September is a notoriously difficult month for stocks, and so far 2024 has been no exception thanks to lingering concerns about the strength of the US economy. The S&P 500 fell every day last week and finished down more than 4%, while a rout in technology stocks dragged the Nasdaq to a nearly 6% decline. Small caps also struggled and continue to lag well behind large caps on a YTD basis.

Soft labor market data is partly to blame. Last week’s updates point to continued normalization of labor supply and demand, leaving open the question as to whether the Fed’s inflation-fighting campaign may yet cause the economy to overshoot to the downside. Per the JOLTS report, US job openings have fallen by roughly 1/2 million in the past two months as demand for labor weakens. The ADP employment report showed a net increase of just 99k payrolls, the lowest monthly total since January of 2021, before Covid-19 vaccines were widely available. And finally, nonfarm payrolls from the BLS (142k) came in slightly below consensus (165k), while the prior two months were revised lower by a combined 86k.

Yields fell across the curve in response, particularly in the front end as markets priced in an increasingly aggressive rate cutting campaign, including 4 or 5 cuts of 25bp prior to year-end across just 3 FOMC meetings.
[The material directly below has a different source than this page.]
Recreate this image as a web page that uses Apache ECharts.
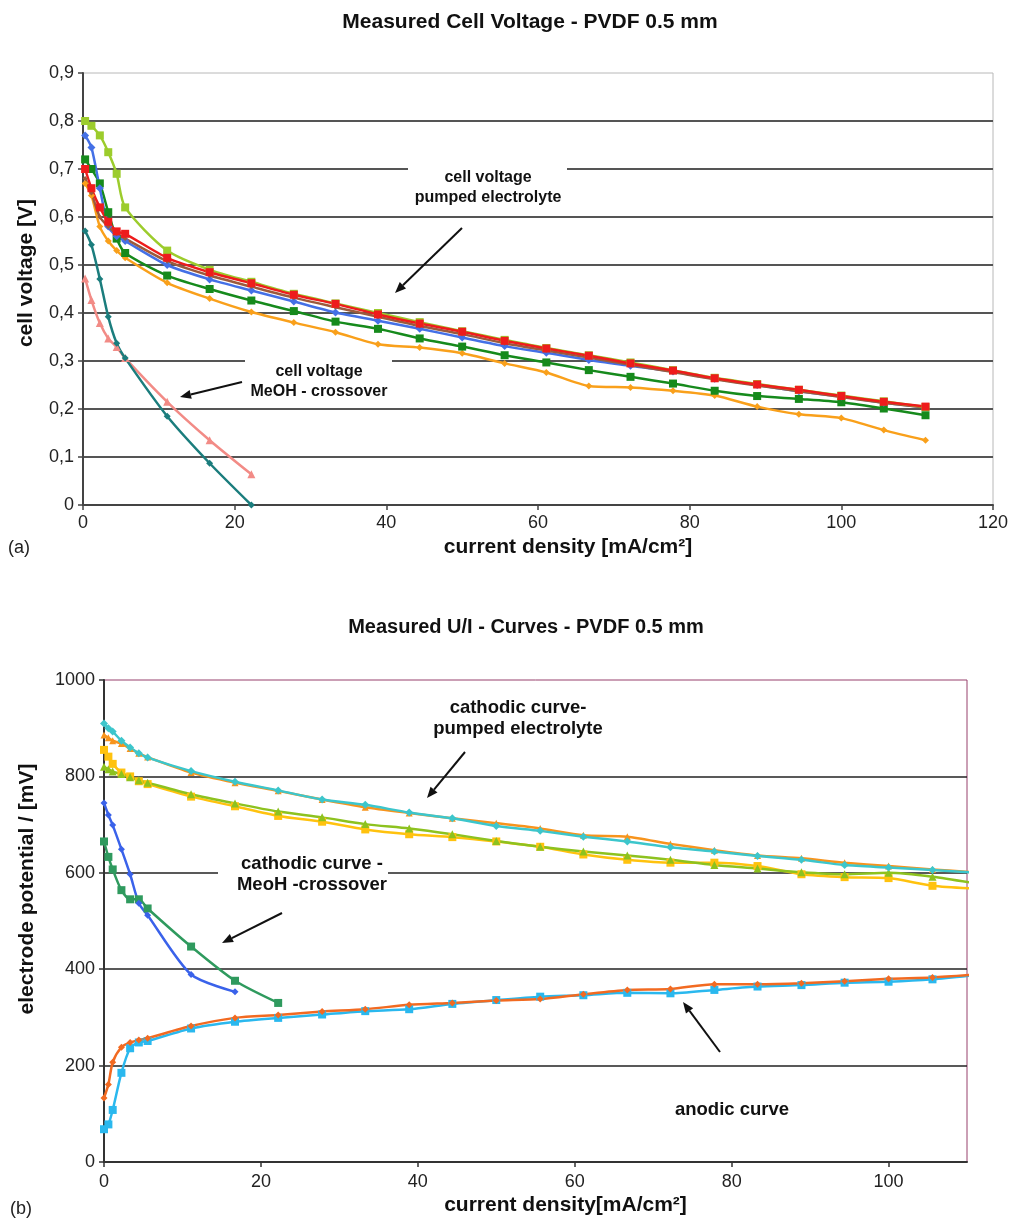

As a result of falling short term yields, the 2s10s curve went and stayed positive for the first time since it originally inverted in July of 2022. It is likely that over the next 18-24 months, the “normalization” theme that has applied to so much of the post-pandemic economy over the past couple years will finally begin to apply to the yield curve as well, gradually restoring its natural upward slope.

Chart of the Week: Nonfarm Payrolls Total Net Change (m/m, SA)

Albion’s “Four Pillars”:

Economy & Earnings

The US economy has been resilient despite the higher interest rate environment. Analysts are forecasting low double digit EPS growth in 2024; growth of that magnitude will depend on the economy avoiding recession.

Valuation

The S&P 500’s forward P/E of 20.6x is well above the long run average, so valuations are likely to be a headwind to future returns. More predictive metrics like CAPE, Tobin’s Q, and the Buffett Indicator (Eq Mkt Cap / GDP) suggest that compound annual returns from current levels over the coming decade are likely to be in the single digits.

Interest Rates

Futures markets imply that the Fed will enact multiple interest rate cuts across the last three FOMC meetings of 2024, with additional cuts in 2025. Belly and long end rates are already at or near what are likely to be their post-pandemic equilibrium levels, unless the US economy enters a recession.

Inflation

After falling rapidly in late 2022 and all of 2023, inflation became sticky in the 3-4% range in the first half of 2024. Services inflation remains somewhat elevated, in part due to heavily lagged shelter costs. Volatile energy prices driven by geopolitical conflicts could present a risk to the inflation outlook.